In keeping with this protocol, Eberlin took down all her information in his report. He listed the case as a possible kidnapping of a child, and Zenaida Fernandez Gonzalez as the prime suspect. Ten minutes before midnight, Sergeant Hosey, the supervisor on the scene, instructed Deputy Acevedo and Corporal Fletcher to escort Casey to the Sawgrass Apartments on South Conway Road so she could point out the location where she last saw her daughter with Zenaida. Casey, dressed in a pale blue short-sleeved football hoodie sporting the number “82” and tight blue jeans, was
in the back of Acevedo’s patrol car, and Fletcher was in his vehicle following behind. She directed them ten minutes away to an appealing and well-maintained three-hundred-unit apartment community with all the amenities—a swimming pool, tennis courts, and a small private lake with a fountain. Each building had three floors, and the units had small terraces with sliding glass doors that opened on a view in one direction or another. Casey directed the deputy over a speed bump and pointed to the first building on the right, just past the WELCOME sign. She did not get out of the patrol car, but simply indicated a unit on the second floor, saying it was Apartment 210.

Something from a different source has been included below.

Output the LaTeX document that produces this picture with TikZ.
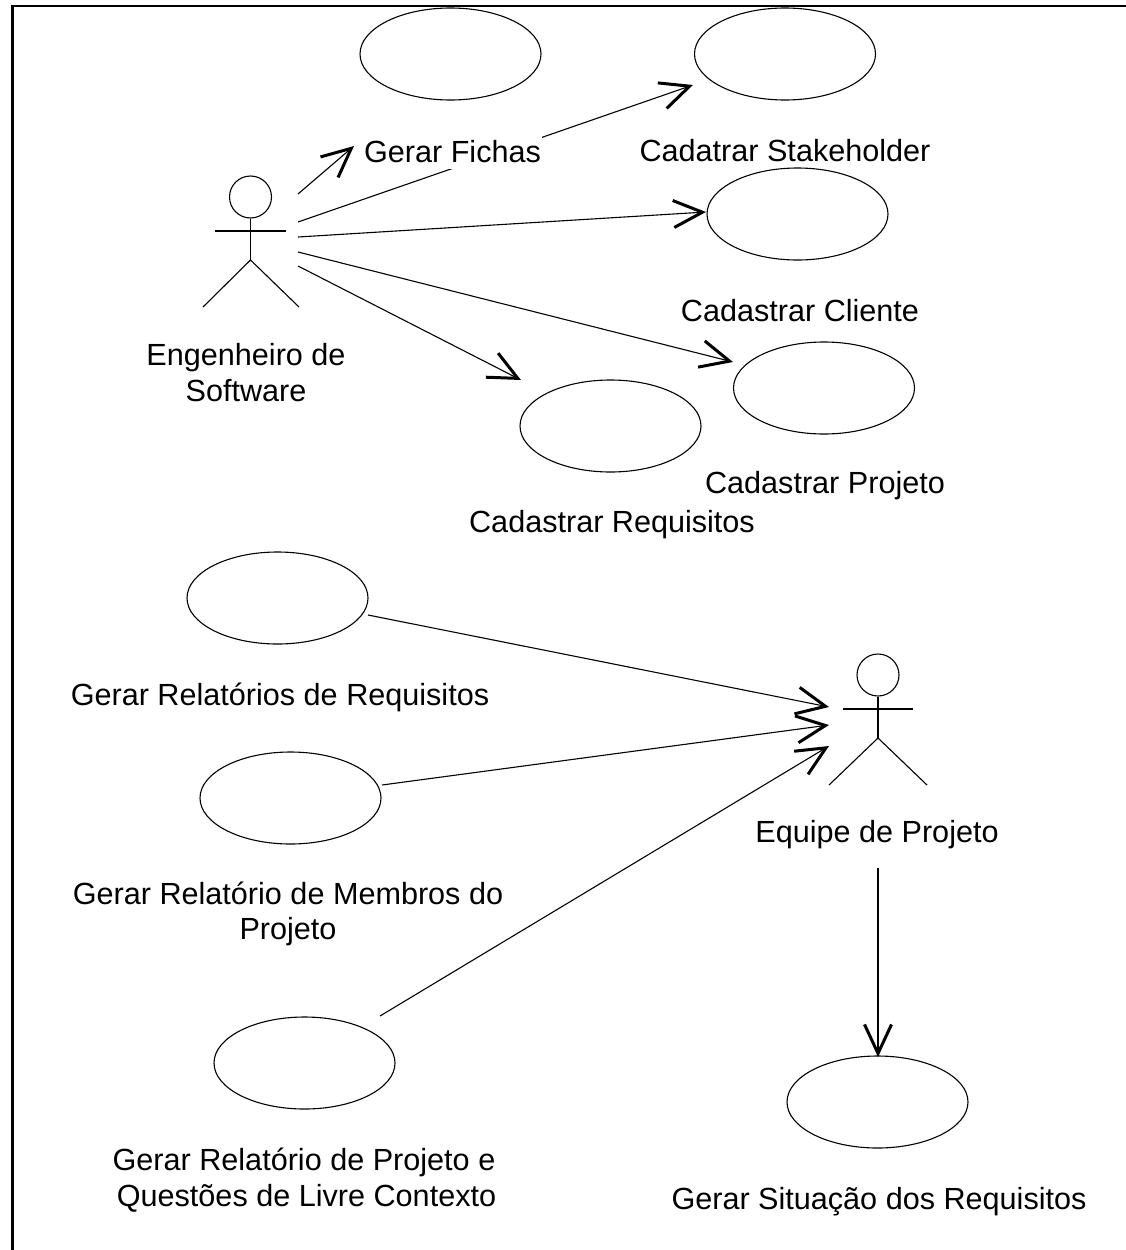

Corporal Fletcher walked alone up the stairs to the second floor. He knocked on the door of the apartment, but no one answered. Looking in the window, he saw no furniture or personal belongings anywhere inside. The unit was completely vacant. While Deputy Acevedo took Casey back home about twenty minutes after they arrived, Fletcher remained at the complex to investigate further.
When Casey and Acevedo arrived back at the Anthony house, sheriff’s deputies were still taking statements from the other family members. Cindy had not calmed down at all, while George remained grim and quiet, and Lee, confused. Sergeant Hosey had now been at the house for two hours, and in that time he’d witnessed a lot of drama.
There was unmistakable tension between Casey and her mother. Casey was making accusations that Cindy wanted to take Caylee away from her, while Cindy was incredulous and frustrated about her daughter’s behavior. Sergeant Hosey was of the opinion that some undercurrent of a custody battle was playing out, so he invited Casey to walk privately with him, out of earshot of Cindy and the rest of the family. He wanted to reassure her, in case she was hiding Caylee, that no one was going to take her daughter from her. In fact, he was hoping that she was hiding Caylee. The other possibilities were awfully dire.